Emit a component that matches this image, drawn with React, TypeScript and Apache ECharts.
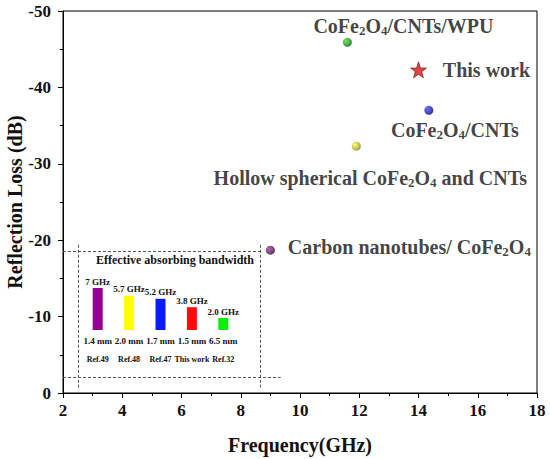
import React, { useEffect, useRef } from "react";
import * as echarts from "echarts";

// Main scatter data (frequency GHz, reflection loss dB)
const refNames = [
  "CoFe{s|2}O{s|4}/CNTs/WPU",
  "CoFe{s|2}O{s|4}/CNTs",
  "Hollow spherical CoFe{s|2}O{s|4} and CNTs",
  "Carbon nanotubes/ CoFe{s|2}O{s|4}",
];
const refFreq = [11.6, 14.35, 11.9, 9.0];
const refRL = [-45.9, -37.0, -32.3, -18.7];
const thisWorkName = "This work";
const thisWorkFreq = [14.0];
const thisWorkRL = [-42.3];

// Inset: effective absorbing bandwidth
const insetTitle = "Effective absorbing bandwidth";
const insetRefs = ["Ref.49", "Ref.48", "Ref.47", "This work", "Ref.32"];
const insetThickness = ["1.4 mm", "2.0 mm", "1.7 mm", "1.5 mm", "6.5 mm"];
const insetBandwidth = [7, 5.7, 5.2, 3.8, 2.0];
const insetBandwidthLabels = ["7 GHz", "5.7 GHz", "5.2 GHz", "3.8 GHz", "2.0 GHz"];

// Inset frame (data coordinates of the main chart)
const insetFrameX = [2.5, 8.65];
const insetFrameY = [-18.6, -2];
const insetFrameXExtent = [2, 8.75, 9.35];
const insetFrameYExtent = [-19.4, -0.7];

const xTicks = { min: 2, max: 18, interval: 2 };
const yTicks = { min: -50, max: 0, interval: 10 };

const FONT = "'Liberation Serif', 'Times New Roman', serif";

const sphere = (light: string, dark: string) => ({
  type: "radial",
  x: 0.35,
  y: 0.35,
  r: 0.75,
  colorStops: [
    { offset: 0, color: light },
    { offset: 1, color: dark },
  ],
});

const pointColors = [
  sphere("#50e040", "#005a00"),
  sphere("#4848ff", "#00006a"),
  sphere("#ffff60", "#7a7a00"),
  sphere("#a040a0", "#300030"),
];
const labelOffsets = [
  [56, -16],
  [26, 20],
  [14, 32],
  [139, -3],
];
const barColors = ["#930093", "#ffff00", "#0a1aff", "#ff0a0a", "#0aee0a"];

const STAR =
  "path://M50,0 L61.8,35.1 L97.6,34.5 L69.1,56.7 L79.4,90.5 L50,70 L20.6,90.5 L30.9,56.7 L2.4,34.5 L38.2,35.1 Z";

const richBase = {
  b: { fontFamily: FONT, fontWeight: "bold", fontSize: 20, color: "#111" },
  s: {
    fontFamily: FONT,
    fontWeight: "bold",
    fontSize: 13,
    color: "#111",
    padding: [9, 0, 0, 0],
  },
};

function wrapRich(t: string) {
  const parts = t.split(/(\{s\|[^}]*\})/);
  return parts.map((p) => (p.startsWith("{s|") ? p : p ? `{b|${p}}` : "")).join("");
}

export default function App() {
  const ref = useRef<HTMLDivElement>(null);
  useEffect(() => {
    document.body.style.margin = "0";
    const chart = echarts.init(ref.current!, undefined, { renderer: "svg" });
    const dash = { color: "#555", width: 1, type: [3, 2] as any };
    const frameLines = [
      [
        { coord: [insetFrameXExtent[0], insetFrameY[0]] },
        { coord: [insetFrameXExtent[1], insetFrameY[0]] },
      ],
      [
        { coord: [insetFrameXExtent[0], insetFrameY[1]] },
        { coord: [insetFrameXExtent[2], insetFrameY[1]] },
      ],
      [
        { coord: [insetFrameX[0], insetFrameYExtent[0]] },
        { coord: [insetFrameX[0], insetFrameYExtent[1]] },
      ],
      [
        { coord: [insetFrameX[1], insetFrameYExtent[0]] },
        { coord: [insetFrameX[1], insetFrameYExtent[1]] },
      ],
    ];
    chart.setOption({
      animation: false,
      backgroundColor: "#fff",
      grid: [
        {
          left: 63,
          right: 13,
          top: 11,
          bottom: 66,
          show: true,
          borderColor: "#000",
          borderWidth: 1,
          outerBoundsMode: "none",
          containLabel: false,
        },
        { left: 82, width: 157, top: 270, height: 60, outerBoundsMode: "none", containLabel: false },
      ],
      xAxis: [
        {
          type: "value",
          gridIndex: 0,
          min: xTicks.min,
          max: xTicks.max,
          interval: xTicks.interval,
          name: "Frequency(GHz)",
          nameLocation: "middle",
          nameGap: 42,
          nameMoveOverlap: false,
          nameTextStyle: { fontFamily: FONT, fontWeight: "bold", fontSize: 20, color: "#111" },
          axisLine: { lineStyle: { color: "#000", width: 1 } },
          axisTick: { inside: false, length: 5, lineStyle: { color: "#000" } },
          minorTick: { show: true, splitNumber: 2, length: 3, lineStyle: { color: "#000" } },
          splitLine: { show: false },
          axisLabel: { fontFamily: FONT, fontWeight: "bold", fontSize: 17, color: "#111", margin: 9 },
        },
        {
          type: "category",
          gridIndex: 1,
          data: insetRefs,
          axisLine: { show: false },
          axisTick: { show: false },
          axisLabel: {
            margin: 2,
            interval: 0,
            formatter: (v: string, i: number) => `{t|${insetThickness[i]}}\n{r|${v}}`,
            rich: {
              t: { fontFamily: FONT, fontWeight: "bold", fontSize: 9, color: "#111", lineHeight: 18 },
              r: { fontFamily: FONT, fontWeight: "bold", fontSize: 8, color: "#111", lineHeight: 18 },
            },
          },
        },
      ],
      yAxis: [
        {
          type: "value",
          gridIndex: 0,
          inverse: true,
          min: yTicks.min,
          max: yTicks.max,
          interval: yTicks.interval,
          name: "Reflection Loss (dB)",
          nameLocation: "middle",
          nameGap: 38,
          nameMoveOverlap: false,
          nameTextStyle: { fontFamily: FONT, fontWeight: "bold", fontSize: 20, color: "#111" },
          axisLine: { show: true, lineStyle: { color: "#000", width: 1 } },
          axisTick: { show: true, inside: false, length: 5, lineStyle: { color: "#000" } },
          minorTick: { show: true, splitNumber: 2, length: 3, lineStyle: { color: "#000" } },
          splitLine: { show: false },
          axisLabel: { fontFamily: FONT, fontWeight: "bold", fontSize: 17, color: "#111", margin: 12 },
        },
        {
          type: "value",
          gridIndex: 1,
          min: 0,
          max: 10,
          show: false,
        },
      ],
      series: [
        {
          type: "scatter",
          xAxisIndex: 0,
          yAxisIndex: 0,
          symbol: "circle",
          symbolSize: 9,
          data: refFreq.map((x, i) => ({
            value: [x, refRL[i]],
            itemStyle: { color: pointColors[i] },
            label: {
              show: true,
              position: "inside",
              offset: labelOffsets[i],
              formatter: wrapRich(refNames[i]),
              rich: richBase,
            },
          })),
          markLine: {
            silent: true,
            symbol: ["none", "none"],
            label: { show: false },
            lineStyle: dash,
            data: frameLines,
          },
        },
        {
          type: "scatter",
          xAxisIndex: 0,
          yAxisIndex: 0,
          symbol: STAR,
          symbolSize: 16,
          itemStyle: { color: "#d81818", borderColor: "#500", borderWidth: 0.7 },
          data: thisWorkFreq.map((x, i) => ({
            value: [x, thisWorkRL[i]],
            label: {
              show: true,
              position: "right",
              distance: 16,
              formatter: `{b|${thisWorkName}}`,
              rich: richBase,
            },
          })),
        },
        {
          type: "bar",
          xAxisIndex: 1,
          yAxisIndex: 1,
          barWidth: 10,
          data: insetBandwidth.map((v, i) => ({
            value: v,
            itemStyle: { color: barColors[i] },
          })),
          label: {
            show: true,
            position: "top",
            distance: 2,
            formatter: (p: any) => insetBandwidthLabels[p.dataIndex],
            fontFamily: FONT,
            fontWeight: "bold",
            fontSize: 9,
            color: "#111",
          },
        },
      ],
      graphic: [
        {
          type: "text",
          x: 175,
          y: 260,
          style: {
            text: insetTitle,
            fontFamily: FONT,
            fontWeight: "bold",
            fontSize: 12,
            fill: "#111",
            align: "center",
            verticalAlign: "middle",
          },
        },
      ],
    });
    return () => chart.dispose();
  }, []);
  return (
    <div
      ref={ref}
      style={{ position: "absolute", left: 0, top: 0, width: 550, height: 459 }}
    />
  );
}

...

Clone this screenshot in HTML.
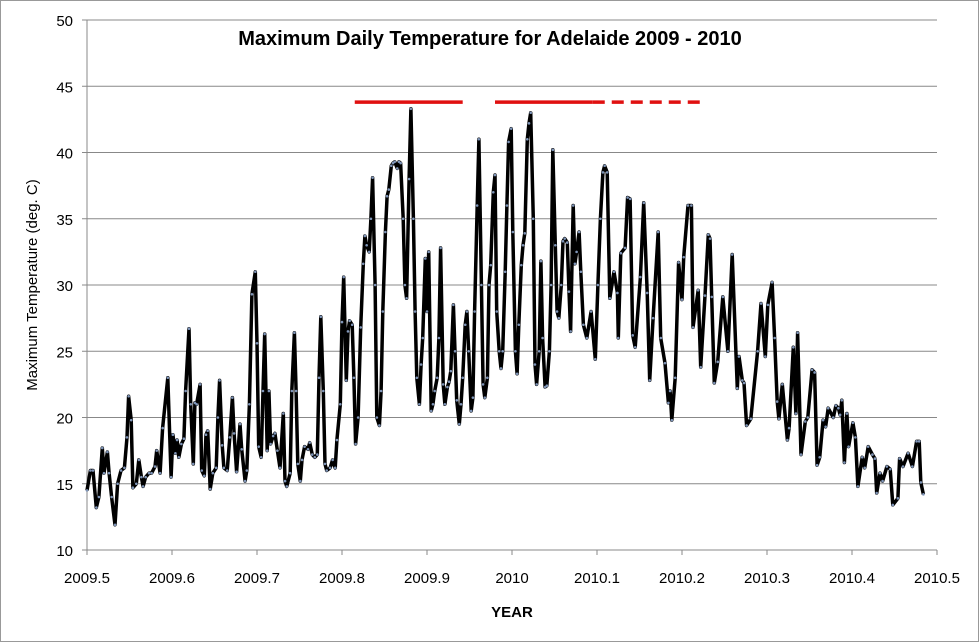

## Task objective
Leave out the pictures and give again exactly the lines from the one with "Emit a component" through the one with "import * as", and no others.

## Solution to the exercise
Emit a component that matches this image, drawn with React, TypeScript and Apache ECharts.
import React, { useEffect, useRef } from "react";
import * as echarts from "echarts";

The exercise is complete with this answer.